◆ TASK DESCRIPTION:
Transcribe everything in the data word for word. Pictures are left out.

══════════════════════════════

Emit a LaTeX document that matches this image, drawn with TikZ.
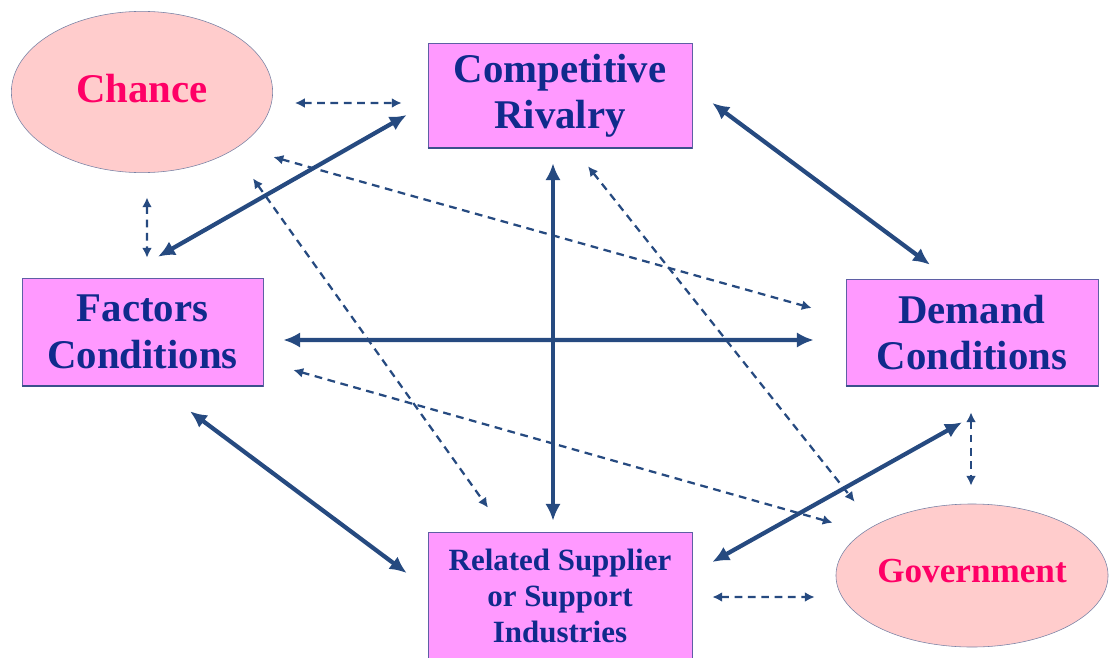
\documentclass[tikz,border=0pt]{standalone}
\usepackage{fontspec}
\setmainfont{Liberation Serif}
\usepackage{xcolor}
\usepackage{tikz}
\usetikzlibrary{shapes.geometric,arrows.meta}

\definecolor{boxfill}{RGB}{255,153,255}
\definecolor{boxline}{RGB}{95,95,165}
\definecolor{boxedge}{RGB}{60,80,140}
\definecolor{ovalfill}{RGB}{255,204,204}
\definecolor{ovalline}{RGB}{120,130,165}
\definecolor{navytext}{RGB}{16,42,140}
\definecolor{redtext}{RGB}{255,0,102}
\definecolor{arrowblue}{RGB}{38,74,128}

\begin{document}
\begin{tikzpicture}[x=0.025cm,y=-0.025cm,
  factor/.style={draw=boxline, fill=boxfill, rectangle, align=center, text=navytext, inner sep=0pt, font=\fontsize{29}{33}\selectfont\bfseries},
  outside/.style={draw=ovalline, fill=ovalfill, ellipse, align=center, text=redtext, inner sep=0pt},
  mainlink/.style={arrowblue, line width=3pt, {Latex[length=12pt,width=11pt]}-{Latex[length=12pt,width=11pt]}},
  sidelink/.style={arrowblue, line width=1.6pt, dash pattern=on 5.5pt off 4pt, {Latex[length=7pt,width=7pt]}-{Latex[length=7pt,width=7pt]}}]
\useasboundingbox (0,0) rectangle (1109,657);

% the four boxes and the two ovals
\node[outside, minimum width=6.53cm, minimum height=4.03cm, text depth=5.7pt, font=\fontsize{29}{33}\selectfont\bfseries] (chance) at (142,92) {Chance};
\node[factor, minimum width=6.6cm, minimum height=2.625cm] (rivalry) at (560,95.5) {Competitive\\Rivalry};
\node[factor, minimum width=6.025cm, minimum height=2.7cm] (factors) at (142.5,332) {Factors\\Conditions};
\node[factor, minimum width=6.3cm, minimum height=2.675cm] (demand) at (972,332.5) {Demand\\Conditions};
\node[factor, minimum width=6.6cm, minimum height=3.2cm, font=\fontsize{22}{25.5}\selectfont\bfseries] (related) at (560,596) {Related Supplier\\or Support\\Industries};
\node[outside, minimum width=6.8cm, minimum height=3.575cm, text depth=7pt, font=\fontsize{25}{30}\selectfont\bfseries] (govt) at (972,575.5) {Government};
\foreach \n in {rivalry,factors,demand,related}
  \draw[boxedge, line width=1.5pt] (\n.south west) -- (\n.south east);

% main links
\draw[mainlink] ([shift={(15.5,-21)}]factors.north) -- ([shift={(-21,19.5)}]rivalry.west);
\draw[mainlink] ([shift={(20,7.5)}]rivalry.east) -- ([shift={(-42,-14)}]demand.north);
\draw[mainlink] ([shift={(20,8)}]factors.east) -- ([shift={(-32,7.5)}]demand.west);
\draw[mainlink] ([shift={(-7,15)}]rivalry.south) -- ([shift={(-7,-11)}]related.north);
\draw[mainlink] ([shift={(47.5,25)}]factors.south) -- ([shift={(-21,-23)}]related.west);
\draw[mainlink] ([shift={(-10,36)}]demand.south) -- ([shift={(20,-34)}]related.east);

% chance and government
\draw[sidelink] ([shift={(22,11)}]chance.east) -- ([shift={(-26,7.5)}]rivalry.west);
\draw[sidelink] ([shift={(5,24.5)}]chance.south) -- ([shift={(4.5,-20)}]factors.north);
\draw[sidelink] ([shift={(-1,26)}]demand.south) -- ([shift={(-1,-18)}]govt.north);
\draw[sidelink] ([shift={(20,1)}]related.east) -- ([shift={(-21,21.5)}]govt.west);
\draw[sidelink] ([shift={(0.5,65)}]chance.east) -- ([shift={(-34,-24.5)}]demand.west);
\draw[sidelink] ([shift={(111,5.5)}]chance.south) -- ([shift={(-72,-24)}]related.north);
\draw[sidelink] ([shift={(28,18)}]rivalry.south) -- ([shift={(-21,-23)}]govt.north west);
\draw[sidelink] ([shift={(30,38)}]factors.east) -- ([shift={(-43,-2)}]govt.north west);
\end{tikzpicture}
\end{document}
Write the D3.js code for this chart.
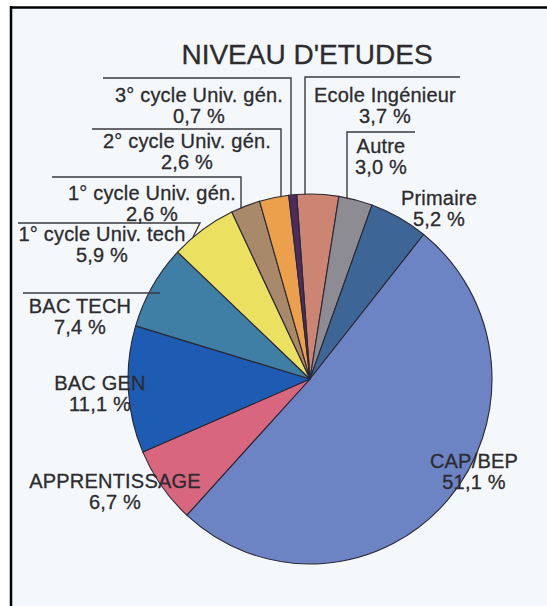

══════════════════════════════

◆ RESULT FOR THIS EXERCISE:
Emit a LaTeX document that matches this image, drawn with TikZ.
\documentclass[tikz,border=0pt]{standalone}
\usepackage{fontspec}
\setmainfont{Liberation Serif}
\usepackage{xcolor}
\usepackage{tikz}
\usetikzlibrary{shapes.geometric,arrows.meta}

\definecolor{boxfill}{RGB}{255,153,255}
\definecolor{boxline}{RGB}{95,95,165}
\definecolor{boxedge}{RGB}{60,80,140}
\definecolor{ovalfill}{RGB}{255,204,204}
\definecolor{ovalline}{RGB}{120,130,165}
\definecolor{navytext}{RGB}{16,42,140}
\definecolor{redtext}{RGB}{255,0,102}
\definecolor{arrowblue}{RGB}{38,74,128}

\begin{document}
\begin{tikzpicture}[x=0.025cm,y=-0.025cm,
  factor/.style={draw=boxline, fill=boxfill, rectangle, align=center, text=navytext, inner sep=0pt, font=\fontsize{29}{33}\selectfont\bfseries},
  outside/.style={draw=ovalline, fill=ovalfill, ellipse, align=center, text=redtext, inner sep=0pt},
  mainlink/.style={arrowblue, line width=3pt, {Latex[length=12pt,width=11pt]}-{Latex[length=12pt,width=11pt]}},
  sidelink/.style={arrowblue, line width=1.6pt, dash pattern=on 5.5pt off 4pt, {Latex[length=7pt,width=7pt]}-{Latex[length=7pt,width=7pt]}}]
\useasboundingbox (0,0) rectangle (1109,657);

% the four boxes and the two ovals
\node[outside, minimum width=6.53cm, minimum height=4.03cm, text depth=5.7pt, font=\fontsize{29}{33}\selectfont\bfseries] (chance) at (142,92) {Chance};
\node[factor, minimum width=6.6cm, minimum height=2.625cm] (rivalry) at (560,95.5) {Competitive\\Rivalry};
\node[factor, minimum width=6.025cm, minimum height=2.7cm] (factors) at (142.5,332) {Factors\\Conditions};
\node[factor, minimum width=6.3cm, minimum height=2.675cm] (demand) at (972,332.5) {Demand\\Conditions};
\node[factor, minimum width=6.6cm, minimum height=3.2cm, font=\fontsize{22}{25.5}\selectfont\bfseries] (related) at (560,596) {Related Supplier\\or Support\\Industries};
\node[outside, minimum width=6.8cm, minimum height=3.575cm, text depth=7pt, font=\fontsize{25}{30}\selectfont\bfseries] (govt) at (972,575.5) {Government};
\foreach \n in {rivalry,factors,demand,related}
  \draw[boxedge, line width=1.5pt] (\n.south west) -- (\n.south east);

% main links
\draw[mainlink] ([shift={(15.5,-21)}]factors.north) -- ([shift={(-21,19.5)}]rivalry.west);
\draw[mainlink] ([shift={(20,7.5)}]rivalry.east) -- ([shift={(-42,-14)}]demand.north);
\draw[mainlink] ([shift={(20,8)}]factors.east) -- ([shift={(-32,7.5)}]demand.west);
\draw[mainlink] ([shift={(-7,15)}]rivalry.south) -- ([shift={(-7,-11)}]related.north);
\draw[mainlink] ([shift={(47.5,25)}]factors.south) -- ([shift={(-21,-23)}]related.west);
\draw[mainlink] ([shift={(-10,36)}]demand.south) -- ([shift={(20,-34)}]related.east);

% chance and government
\draw[sidelink] ([shift={(22,11)}]chance.east) -- ([shift={(-26,7.5)}]rivalry.west);
\draw[sidelink] ([shift={(5,24.5)}]chance.south) -- ([shift={(4.5,-20)}]factors.north);
\draw[sidelink] ([shift={(-1,26)}]demand.south) -- ([shift={(-1,-18)}]govt.north);
\draw[sidelink] ([shift={(20,1)}]related.east) -- ([shift={(-21,21.5)}]govt.west);
\draw[sidelink] ([shift={(0.5,65)}]chance.east) -- ([shift={(-34,-24.5)}]demand.west);
\draw[sidelink] ([shift={(111,5.5)}]chance.south) -- ([shift={(-72,-24)}]related.north);
\draw[sidelink] ([shift={(28,18)}]rivalry.south) -- ([shift={(-21,-23)}]govt.north west);
\draw[sidelink] ([shift={(30,38)}]factors.east) -- ([shift={(-43,-2)}]govt.north west);
\end{tikzpicture}
\end{document}
Write the D3.js code for this chart.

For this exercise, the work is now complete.